* [Objective]
Would you return the run of lines that starts at the one with "Write a Python" and ends at the one with "median_pmpp = 268.57", ends included, exactly as written and without the images?

======== Data for this task

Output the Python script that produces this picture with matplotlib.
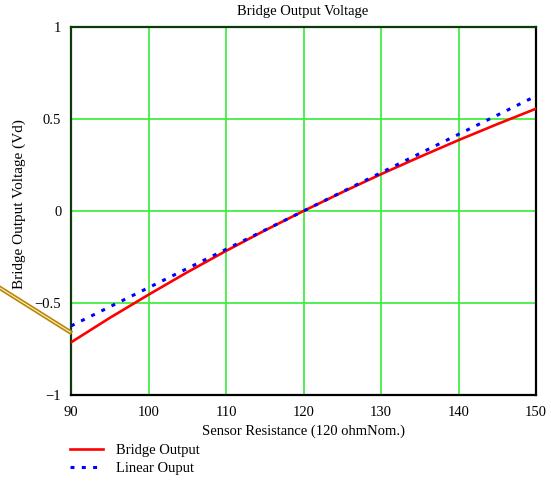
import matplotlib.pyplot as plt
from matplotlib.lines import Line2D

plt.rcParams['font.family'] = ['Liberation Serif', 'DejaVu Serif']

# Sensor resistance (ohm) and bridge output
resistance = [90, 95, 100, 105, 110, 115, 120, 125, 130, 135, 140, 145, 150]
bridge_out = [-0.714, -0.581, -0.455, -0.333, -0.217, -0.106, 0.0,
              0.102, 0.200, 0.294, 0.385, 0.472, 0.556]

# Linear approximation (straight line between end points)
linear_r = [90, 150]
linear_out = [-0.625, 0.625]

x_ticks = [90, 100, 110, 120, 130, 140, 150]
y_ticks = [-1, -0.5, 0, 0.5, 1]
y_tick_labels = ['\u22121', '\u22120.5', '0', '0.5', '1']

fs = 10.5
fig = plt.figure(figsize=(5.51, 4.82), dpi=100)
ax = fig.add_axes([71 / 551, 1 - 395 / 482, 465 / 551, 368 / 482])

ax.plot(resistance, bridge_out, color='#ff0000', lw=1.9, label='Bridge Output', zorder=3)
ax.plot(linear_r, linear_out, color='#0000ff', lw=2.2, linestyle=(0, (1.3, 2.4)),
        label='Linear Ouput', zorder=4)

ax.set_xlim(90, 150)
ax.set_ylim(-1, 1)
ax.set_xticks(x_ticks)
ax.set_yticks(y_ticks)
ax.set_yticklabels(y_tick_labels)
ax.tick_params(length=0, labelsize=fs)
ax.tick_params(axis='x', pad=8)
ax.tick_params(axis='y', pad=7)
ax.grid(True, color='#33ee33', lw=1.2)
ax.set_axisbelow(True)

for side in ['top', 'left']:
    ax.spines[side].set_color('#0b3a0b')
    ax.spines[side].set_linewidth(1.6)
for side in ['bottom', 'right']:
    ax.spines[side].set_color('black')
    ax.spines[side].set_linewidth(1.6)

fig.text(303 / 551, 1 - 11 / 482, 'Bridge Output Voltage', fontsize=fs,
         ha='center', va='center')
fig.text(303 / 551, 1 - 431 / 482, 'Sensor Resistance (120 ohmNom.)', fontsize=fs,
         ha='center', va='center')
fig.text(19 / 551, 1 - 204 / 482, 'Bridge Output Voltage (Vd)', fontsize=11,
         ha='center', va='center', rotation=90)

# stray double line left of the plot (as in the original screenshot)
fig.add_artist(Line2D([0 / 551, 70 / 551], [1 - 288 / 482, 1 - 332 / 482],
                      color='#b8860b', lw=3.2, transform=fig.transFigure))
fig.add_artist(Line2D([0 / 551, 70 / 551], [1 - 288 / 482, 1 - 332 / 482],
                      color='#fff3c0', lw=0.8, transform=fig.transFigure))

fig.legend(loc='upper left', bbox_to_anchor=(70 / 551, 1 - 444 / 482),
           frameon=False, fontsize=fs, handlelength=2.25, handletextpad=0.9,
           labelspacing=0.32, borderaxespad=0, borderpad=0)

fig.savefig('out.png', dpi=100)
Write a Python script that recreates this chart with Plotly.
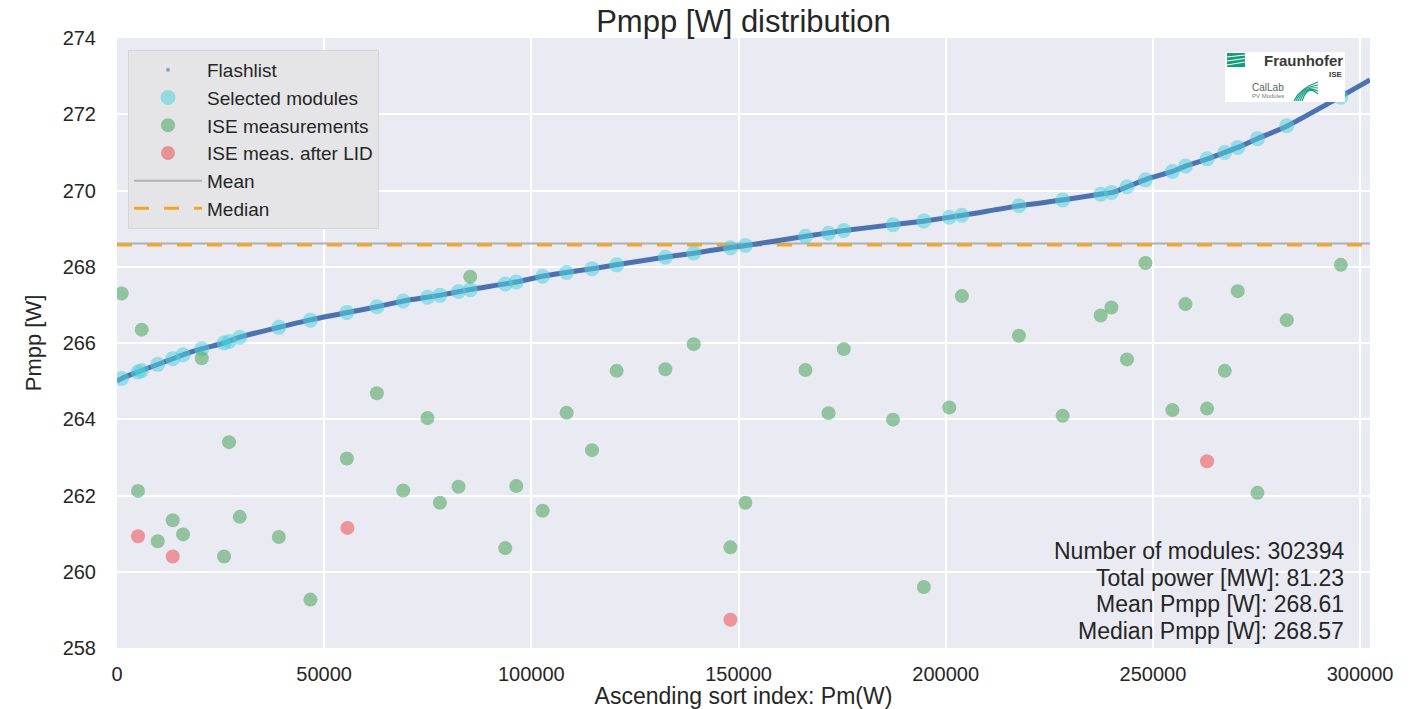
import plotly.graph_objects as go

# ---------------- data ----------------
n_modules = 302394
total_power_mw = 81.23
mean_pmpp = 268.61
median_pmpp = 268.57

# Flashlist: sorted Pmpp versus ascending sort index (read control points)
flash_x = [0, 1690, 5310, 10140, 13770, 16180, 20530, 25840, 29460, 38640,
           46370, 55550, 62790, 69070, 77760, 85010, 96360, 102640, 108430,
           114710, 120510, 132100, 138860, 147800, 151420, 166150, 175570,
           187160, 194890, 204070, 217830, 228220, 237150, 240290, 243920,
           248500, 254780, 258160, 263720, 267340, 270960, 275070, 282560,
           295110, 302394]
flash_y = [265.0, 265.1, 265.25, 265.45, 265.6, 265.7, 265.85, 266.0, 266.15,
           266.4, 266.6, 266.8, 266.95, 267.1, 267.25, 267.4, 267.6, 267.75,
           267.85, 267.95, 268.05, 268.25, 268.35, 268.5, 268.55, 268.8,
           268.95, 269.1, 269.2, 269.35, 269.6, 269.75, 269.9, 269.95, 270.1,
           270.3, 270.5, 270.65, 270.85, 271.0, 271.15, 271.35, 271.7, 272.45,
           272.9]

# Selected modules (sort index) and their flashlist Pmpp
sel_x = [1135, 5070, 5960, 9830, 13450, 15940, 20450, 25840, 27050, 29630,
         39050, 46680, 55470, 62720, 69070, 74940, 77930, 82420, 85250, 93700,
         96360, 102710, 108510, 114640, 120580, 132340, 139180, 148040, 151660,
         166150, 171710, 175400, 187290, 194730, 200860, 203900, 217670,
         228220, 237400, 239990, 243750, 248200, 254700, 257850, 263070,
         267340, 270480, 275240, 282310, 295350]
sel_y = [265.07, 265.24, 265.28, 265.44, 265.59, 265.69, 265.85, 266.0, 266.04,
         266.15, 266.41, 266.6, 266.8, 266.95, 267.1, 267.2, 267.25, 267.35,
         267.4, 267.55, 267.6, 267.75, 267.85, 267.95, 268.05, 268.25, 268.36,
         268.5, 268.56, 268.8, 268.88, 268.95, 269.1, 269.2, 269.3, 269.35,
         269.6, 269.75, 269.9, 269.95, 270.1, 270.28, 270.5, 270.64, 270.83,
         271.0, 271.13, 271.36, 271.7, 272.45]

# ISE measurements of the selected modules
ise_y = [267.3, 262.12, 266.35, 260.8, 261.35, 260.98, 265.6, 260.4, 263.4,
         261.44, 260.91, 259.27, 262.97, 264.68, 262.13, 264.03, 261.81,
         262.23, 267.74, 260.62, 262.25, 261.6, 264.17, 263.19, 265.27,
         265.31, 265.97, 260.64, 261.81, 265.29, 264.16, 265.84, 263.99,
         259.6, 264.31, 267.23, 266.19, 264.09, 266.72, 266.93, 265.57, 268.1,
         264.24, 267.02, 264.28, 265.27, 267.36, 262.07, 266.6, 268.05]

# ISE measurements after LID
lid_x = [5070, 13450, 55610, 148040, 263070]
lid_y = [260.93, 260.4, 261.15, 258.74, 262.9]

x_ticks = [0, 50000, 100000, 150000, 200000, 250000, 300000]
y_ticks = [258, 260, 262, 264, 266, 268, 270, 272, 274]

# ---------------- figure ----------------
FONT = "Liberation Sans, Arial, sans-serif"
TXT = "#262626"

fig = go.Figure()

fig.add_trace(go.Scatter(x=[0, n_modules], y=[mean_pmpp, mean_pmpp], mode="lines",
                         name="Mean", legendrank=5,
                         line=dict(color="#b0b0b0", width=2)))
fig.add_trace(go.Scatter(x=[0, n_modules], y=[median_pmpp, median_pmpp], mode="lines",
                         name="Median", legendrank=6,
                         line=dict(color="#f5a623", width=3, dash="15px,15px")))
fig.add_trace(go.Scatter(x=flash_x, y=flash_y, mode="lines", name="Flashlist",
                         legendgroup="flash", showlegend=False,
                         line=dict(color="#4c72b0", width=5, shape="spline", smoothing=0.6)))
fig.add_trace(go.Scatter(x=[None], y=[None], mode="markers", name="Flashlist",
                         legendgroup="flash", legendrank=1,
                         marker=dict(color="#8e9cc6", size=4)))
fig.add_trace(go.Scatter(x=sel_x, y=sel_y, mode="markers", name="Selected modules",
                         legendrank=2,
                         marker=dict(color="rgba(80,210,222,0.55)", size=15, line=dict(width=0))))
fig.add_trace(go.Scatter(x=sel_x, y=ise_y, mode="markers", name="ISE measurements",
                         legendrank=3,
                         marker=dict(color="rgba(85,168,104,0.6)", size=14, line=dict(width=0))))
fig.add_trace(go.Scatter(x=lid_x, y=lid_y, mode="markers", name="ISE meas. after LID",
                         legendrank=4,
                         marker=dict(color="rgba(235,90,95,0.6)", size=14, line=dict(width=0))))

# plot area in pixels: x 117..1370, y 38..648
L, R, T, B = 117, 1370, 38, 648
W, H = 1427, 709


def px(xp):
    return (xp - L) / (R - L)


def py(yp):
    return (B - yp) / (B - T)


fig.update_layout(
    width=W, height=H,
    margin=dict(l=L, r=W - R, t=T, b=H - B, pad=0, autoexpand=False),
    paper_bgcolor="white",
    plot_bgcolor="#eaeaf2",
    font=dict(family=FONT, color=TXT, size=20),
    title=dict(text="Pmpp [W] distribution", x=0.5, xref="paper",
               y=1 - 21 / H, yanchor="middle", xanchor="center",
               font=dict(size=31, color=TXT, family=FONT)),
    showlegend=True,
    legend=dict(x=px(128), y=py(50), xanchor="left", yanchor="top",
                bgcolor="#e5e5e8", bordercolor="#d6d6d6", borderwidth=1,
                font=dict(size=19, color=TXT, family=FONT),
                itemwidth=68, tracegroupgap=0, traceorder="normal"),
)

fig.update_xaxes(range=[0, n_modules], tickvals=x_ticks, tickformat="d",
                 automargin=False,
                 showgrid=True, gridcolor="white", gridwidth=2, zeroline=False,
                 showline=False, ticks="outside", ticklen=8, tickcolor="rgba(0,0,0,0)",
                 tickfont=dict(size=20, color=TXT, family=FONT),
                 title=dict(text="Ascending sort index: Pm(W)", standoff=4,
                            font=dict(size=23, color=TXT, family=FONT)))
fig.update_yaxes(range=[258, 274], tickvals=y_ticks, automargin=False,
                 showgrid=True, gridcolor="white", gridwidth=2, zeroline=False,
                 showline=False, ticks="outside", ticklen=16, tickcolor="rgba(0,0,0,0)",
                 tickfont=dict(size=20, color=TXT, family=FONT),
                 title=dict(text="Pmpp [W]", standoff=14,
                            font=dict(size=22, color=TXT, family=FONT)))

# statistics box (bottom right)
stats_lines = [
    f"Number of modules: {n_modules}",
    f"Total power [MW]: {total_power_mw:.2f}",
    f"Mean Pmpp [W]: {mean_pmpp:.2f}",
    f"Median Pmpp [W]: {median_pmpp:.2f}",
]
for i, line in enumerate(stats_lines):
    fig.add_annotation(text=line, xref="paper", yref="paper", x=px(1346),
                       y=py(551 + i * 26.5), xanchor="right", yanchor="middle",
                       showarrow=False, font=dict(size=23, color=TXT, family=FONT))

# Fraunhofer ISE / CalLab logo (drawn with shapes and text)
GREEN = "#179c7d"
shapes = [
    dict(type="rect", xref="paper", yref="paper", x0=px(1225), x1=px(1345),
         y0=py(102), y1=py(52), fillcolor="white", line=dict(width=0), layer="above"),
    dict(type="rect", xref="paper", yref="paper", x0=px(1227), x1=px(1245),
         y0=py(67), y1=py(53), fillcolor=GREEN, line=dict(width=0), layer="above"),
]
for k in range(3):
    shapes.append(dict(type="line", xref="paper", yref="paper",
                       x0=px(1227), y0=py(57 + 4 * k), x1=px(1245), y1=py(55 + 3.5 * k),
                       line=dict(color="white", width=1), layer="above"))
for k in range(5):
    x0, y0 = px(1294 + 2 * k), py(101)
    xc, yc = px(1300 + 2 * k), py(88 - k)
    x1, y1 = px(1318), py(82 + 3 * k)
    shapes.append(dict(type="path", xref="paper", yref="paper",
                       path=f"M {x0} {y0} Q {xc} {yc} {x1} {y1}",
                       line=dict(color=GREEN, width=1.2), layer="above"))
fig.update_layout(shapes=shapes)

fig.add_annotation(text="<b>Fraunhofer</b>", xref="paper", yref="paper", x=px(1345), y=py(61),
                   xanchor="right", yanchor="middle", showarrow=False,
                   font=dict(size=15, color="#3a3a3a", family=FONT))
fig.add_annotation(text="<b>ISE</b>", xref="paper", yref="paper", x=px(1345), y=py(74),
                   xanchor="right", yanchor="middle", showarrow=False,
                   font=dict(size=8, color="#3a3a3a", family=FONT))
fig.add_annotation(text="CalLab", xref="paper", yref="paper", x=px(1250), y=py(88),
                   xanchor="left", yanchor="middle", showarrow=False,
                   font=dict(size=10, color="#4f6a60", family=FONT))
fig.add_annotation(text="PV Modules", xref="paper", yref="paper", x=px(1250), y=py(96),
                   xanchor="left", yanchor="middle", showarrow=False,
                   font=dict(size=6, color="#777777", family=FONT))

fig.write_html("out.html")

================

* [Task response]
Write a Python script that recreates this chart with Plotly.
import plotly.graph_objects as go

# ---------------- data ----------------
n_modules = 302394
total_power_mw = 81.23
mean_pmpp = 268.61
median_pmpp = 268.57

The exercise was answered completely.